Fighter. I tried it on to see how it felt because I kept hearing those words next to my name, like a job, like an identity, like a role. Fighter. I look at myself in the mirror. It felt OK at first, but soon it became exhausting, too heavy to lift, too much to carry, too burdensome to bear. I took it off and left it on the floor. War was not for me. A body is not a battlefield.

While she understood why the fight narrative could be empowering for others, she knew it wasn't right for her.

I came to the same conclusion early in my cancer journey. I realized how random cancer can be. If another ovarian cancer survivor's CA125 starts to rise and mine doesn't, it's not because I am fighting harder than they are. It may be because my BRCA2 gene mutation makes my cancer more responsive to chemotherapy. Or it could be because I am eligible for a drug that inhibits the growth of tumours. And if my cancer does return, despite all the scientific and medical efforts made on my behalf, it won't be because I wasn't "courageous" enough in "battling" the disease.

Instead of fighting her body and the disease, Costa started focusing on practicing gratitude.

I tried to stop focusing on what my body had done "wrong" and focus on the gratitude I had for my body instead. And really, I realized this is something I had been doing when I was kissing my brain those days leading up to and after surgery. Gratitude became the tool that helped me restructure my vision of illness and disability when the world was telling me I should fight it instead.

Rather than dwell on what was amiss in her body, Costa focused on what was going right—not only what her body was doing to heal itself, but also what her healthcare team was doing to treat her cancer.

I started to feel such an immense sense of gratitude for science, medicine and my medical team, that those thoughts started to drown out the "What is my life going to be like?" thoughts.

Her practice of gratitude included thanking her brain for its amazing work, jotting down three things she was grateful for each morning, and writing thank you notes to her heroes in health care. She recognized nurses who successfully inserted the IV the first time, the anesthesiology resident who held her hand during the awake portions of her surgery, the radiation therapist who played her playlist during treatment, and administrative staff who greeted her every time she walked into the hospital.

Costa reiterated that she wasn't dismissing people who might be emboldened by the fight narrative. And she acknowledged that it isn't easy to be grateful in the face of adversity.

But I do want to empower those that feel like me, that there's another way to go through whatever your journey may be, that loving your body doesn't have to be conditional. And that by practicing gratitude we can actually wire our brains to help us build resilience.

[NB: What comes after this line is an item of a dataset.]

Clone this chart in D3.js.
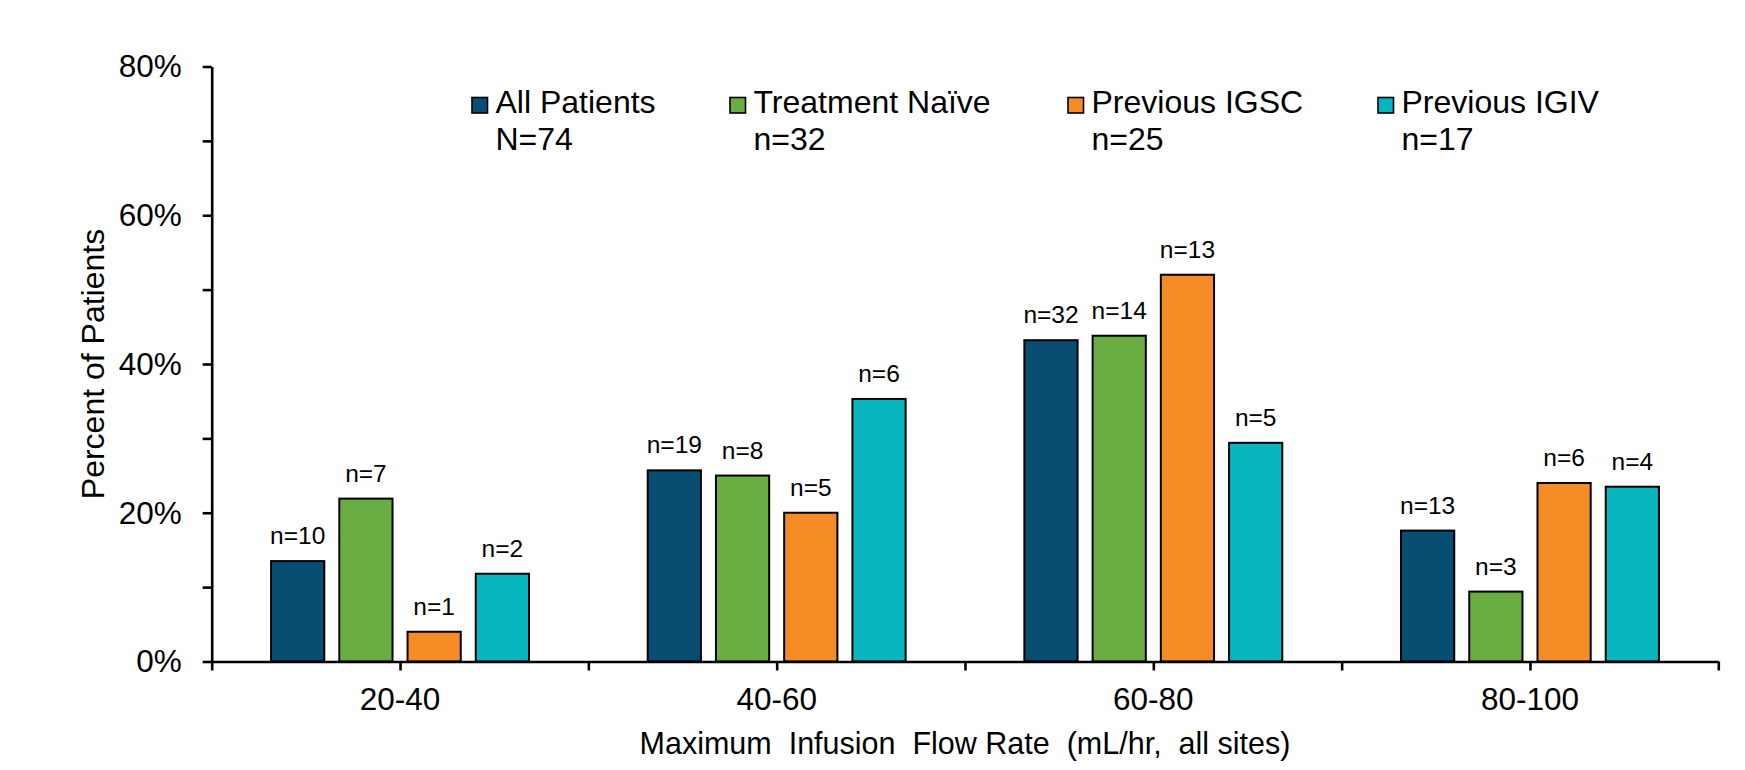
<!DOCTYPE html>
<html>
<head>
<meta charset="utf-8">
<script src="https://cdn.jsdelivr.net/npm/d3@7"></script>
<style>
  html, body { margin: 0; padding: 0; background: #fff; }
  svg { display: block; font-family: "Liberation Sans", Arial, sans-serif; }
  .axis path, .axis line { stroke: #000; stroke-width: 2.6; }
  .axis text { fill: #000; }
</style>
</head>
<body>
<div id="chart"></div>
<script>
const categories = ["20-40", "40-60", "60-80", "80-100"];
const seriesNames = ["All Patients", "Treatment Naïve", "Previous IGSC", "Previous IGIV"];
const seriesTotals = ["N=74", "n=32", "n=25", "n=17"];
const seriesColors = ["#074e72", "#6aad43", "#f68c25", "#07b6bf"];

// percent of patients per flow-rate bin
const allPatients    = [13.5, 25.7, 43.2, 17.6];
const treatmentNaive = [21.9, 25.0, 43.8, 9.4];
const previousIGSC   = [4.0, 20.0, 52.0, 24.0];
const previousIGIV   = [11.8, 35.3, 29.4, 23.5];

// patient counts shown above the bars
const allPatientsN    = [10, 19, 32, 13];
const treatmentNaiveN = [7, 8, 14, 3];
const previousIGSCN   = [1, 5, 13, 6];
const previousIGIVN   = [2, 6, 5, 4];

const yTicks = [0, 10, 20, 30, 40, 50, 60, 70, 80];
const yLabelTicks = [0, 20, 40, 60, 80];

const yTitle = "Percent of Patients";
const xTitle = "Maximum  Infusion  Flow Rate  (mL/hr,  all sites)";

const values = [allPatients, treatmentNaive, previousIGSC, previousIGIV];
const counts = [allPatientsN, treatmentNaiveN, previousIGSCN, previousIGIVN];

const width = 1745;
const height = 770;
const plotLeft = 211.7, plotRight = 1718.3, plotTop = 66.5, plotBottom = 661.5;

const svg = d3.select("#chart").append("svg")
    .attr("width", width)
    .attr("height", height);

const x0 = d3.scaleBand()
    .domain(categories)
    .range([plotLeft, plotRight]);

const x1 = d3.scaleBand()
    .domain(seriesNames)
    .range([0, x0.bandwidth()])
    .paddingInner(0.22)
    .paddingOuter(0.87);

const y = d3.scaleLinear()
    .domain([0, 80])
    .range([plotBottom, plotTop]);

// tick positions at the bin edges and centres
const xTick = d3.scaleLinear()
    .domain([0, categories.length])
    .range([plotLeft, plotRight]);

// bars
seriesNames.forEach((name, s) => {
  const g = svg.append("g");
  g.selectAll("rect")
      .data(categories)
      .enter().append("rect")
      .attr("x", c => x0(c) + x1(name))
      .attr("y", (c, i) => y(values[s][i]))
      .attr("width", x1.bandwidth())
      .attr("height", (c, i) => y(0) - y(values[s][i]))
      .attr("fill", seriesColors[s])
      .attr("stroke", "#000")
      .attr("stroke-width", 2);

  g.selectAll("text")
      .data(categories)
      .enter().append("text")
      .attr("x", c => x0(c) + x1(name) + x1.bandwidth() / 2)
      .attr("y", (c, i) => y(values[s][i]) - 17)
      .attr("text-anchor", "middle")
      .style("font-size", "24.5px")
      .attr("fill", "#000")
      .text((c, i) => "n=" + counts[s][i]);
});

// y axis
const yAxis = svg.append("g")
    .attr("class", "axis")
    .attr("transform", `translate(${plotLeft},0)`)
    .call(d3.axisLeft(y)
        .tickValues(yTicks)
        .tickSize(9)
        .tickSizeOuter(0)
        .tickPadding(21)
        .tickFormat(d => yLabelTicks.includes(d) ? d + "%" : ""));
yAxis.selectAll("text")
    .style("font-size", "31.5px")
    .attr("dy", "0.33em");

// x axis
svg.append("g")
    .attr("class", "axis")
    .attr("transform", `translate(0,${plotBottom})`)
    .call(d3.axisBottom(xTick)
        .tickValues(d3.range(0, categories.length + 0.5, 0.5))
        .tickSize(9)
        .tickSizeOuter(0)
        .tickFormat(""));

svg.append("g")
    .selectAll("text")
    .data(categories)
    .enter().append("text")
    .attr("x", c => x0(c) + x0.bandwidth() / 2)
    .attr("y", 709.5)
    .attr("text-anchor", "middle")
    .style("font-size", "31.5px")
    .text(c => c);

// axis titles
svg.append("text")
    .attr("transform", `translate(104,${(plotTop + plotBottom) / 2}) rotate(-90)`)
    .attr("text-anchor", "middle")
    .style("font-size", "32px")
    .text(yTitle);

svg.append("text")
    .attr("x", (plotLeft + plotRight) / 2)
    .attr("y", 753.5)
    .attr("text-anchor", "middle")
    .style("font-size", "30.5px")
    .style("white-space", "pre")
    .text(xTitle);

// legend
const legendX = [471, 729, 1067, 1377];
const legend = svg.append("g");
seriesNames.forEach((name, s) => {
  const g = legend.append("g").attr("transform", `translate(${legendX[s]},0)`);
  g.append("rect")
      .attr("x", 1)
      .attr("y", 97.5)
      .attr("width", 15.5)
      .attr("height", 15.5)
      .attr("fill", seriesColors[s])
      .attr("stroke", "#000")
      .attr("stroke-width", 1.6);
  g.append("text")
      .attr("x", 24.5)
      .attr("y", 113.3)
      .style("font-size", "32px")
      .text(name);
  g.append("text")
      .attr("x", 24.5)
      .attr("y", 150)
      .style("font-size", "32px")
      .text(seriesTotals[s]);
});
</script>
</body>
</html>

Costa's TED Talk resonated with me. She put into words a point of view that I share. Like her, gratitude works for me: appreciating my body's ability to heal from two surgeries in less than two years, valuing science that identified my BRCA2 gene mutation and giving me the chance to reduce my risk of additional cancers, acknowledging the advancements in science that have enabled me to reach and maintain a normal CA125 level, recognizing all the healthcare professionals who have supported me so spectacularly to date, and loving all the friends and family members who have walked with me on this journey.